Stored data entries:

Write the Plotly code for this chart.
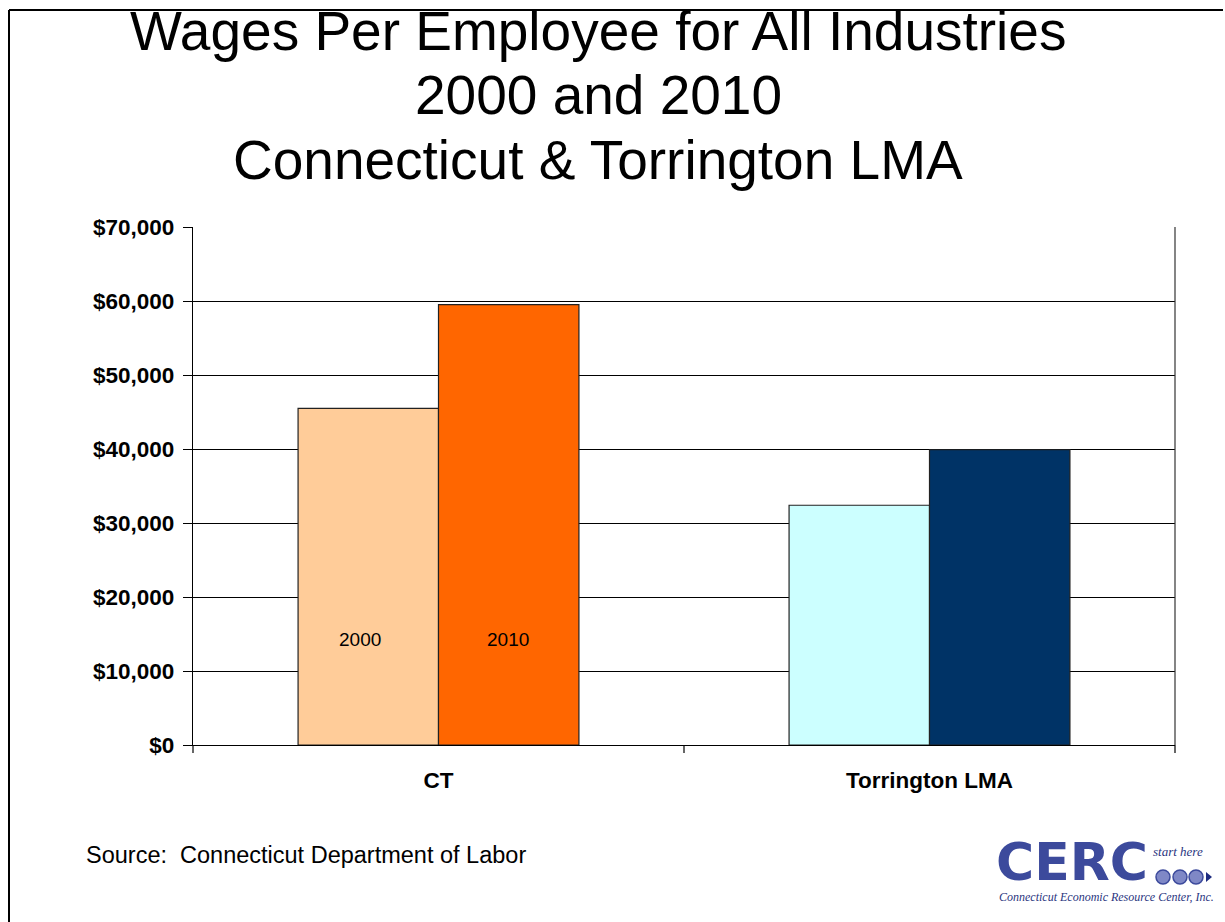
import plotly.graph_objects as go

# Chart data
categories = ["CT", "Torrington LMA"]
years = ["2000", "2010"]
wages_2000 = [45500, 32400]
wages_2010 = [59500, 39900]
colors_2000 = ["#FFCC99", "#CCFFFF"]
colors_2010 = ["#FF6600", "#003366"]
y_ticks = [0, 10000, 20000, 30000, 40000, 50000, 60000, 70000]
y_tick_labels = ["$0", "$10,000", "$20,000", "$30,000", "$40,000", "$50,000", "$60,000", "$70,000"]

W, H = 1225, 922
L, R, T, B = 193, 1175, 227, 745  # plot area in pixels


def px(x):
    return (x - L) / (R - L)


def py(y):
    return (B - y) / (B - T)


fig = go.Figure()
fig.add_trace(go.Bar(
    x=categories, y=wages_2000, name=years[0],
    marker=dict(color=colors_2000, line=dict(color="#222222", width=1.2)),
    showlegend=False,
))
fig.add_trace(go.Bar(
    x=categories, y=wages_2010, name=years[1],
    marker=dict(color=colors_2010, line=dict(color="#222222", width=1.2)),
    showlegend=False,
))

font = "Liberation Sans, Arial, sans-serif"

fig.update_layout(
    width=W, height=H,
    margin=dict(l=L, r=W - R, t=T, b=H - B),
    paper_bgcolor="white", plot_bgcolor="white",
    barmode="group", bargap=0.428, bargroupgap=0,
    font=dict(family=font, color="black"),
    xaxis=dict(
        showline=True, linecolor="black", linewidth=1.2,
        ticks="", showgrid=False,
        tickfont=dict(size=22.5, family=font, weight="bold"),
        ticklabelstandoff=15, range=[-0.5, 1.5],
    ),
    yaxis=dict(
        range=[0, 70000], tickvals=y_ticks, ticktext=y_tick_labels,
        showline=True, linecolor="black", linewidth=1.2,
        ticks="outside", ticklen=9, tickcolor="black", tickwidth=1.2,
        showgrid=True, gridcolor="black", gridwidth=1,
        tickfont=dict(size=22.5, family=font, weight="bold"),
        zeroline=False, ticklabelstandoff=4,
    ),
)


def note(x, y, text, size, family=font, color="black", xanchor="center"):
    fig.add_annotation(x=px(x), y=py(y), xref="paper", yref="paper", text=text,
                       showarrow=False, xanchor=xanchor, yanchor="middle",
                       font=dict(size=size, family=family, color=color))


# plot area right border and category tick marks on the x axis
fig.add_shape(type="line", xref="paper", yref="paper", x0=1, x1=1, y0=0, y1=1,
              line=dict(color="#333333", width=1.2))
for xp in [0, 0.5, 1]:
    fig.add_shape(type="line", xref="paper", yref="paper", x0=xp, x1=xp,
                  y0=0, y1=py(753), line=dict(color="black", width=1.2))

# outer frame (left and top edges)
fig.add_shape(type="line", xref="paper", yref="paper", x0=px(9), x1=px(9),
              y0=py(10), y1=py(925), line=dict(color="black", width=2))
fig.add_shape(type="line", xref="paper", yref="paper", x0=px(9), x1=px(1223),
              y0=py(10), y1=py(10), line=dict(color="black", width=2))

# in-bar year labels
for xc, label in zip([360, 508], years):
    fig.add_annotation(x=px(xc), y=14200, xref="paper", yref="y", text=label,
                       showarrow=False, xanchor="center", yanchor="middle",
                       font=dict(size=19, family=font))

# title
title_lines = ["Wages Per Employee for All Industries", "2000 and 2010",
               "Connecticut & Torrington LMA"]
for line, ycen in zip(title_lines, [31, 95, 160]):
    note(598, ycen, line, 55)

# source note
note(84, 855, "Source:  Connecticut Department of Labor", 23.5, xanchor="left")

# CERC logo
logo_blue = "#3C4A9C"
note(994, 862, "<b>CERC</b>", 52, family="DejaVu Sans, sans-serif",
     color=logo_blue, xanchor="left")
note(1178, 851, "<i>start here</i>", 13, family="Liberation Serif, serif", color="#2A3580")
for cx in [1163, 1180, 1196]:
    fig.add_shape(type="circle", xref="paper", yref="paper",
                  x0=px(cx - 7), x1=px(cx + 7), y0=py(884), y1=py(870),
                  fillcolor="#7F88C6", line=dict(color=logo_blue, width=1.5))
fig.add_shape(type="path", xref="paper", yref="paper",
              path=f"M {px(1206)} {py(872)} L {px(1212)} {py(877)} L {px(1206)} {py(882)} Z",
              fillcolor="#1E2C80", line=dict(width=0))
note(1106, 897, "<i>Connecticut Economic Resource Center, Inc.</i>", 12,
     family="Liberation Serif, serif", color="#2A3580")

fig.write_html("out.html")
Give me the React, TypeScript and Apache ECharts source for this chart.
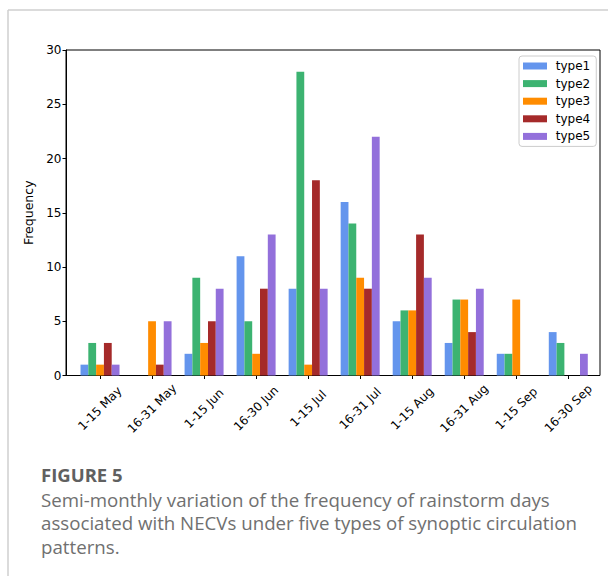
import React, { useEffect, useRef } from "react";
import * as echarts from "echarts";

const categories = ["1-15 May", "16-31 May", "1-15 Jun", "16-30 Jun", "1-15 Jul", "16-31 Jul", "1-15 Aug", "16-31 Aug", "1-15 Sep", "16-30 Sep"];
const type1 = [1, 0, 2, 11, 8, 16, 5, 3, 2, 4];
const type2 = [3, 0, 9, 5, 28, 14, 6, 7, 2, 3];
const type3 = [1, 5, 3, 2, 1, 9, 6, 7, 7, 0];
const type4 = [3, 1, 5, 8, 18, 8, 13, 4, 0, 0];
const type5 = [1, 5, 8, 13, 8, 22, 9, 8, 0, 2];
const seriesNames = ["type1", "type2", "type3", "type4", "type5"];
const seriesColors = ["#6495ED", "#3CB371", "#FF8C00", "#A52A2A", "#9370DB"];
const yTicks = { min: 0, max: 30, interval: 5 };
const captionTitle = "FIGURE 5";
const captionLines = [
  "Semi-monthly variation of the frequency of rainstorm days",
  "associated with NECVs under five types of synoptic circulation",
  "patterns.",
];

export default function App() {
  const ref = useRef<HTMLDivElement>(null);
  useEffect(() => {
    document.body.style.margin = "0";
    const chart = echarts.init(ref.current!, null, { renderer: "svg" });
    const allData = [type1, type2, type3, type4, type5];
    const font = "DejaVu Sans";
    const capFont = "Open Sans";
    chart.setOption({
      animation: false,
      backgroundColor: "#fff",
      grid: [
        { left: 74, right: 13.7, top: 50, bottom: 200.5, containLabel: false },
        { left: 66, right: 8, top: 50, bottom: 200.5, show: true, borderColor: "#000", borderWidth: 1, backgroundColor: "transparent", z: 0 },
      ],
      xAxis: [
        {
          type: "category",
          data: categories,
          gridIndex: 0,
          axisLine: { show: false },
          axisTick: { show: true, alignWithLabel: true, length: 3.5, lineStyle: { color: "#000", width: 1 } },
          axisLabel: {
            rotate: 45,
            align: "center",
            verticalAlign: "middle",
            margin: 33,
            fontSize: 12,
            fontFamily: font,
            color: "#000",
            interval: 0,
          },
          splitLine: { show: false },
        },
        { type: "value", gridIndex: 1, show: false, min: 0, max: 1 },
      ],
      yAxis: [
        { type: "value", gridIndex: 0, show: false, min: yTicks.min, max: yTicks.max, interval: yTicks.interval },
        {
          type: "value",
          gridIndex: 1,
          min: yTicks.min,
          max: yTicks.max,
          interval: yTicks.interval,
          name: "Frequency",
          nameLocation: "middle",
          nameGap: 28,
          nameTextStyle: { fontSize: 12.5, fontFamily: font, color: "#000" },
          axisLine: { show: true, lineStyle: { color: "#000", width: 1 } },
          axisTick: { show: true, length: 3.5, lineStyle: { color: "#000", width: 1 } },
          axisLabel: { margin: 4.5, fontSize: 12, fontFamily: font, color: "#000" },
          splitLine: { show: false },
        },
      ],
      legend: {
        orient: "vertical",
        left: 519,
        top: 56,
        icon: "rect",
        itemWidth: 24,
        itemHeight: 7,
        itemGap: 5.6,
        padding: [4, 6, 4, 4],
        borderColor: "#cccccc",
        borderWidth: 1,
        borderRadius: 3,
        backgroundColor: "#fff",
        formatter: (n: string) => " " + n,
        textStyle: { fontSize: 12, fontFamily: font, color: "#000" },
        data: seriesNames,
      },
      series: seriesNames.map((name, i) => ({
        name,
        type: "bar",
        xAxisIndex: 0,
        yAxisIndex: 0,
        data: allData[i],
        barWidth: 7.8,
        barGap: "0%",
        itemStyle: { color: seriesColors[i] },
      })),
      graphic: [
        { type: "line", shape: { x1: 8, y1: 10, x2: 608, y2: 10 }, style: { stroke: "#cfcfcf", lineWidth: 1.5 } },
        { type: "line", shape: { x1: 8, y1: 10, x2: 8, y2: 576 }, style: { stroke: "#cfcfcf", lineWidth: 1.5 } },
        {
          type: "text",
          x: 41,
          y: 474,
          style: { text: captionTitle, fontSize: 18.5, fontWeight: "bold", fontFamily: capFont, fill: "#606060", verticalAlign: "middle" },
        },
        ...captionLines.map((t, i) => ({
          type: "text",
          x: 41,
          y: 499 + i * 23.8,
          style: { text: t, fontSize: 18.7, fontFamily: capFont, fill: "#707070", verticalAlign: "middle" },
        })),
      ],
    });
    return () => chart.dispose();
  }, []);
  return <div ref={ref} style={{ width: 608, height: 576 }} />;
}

▶ WHAT THE EXERCISE ASKS: Repeat the lines above, starting at the first and stopping after the line that holds "import plotly.graph_objects as go", with the pictures left out.

▶ TASK RESPONSE:
Write the Plotly code for this chart.
import plotly.graph_objects as go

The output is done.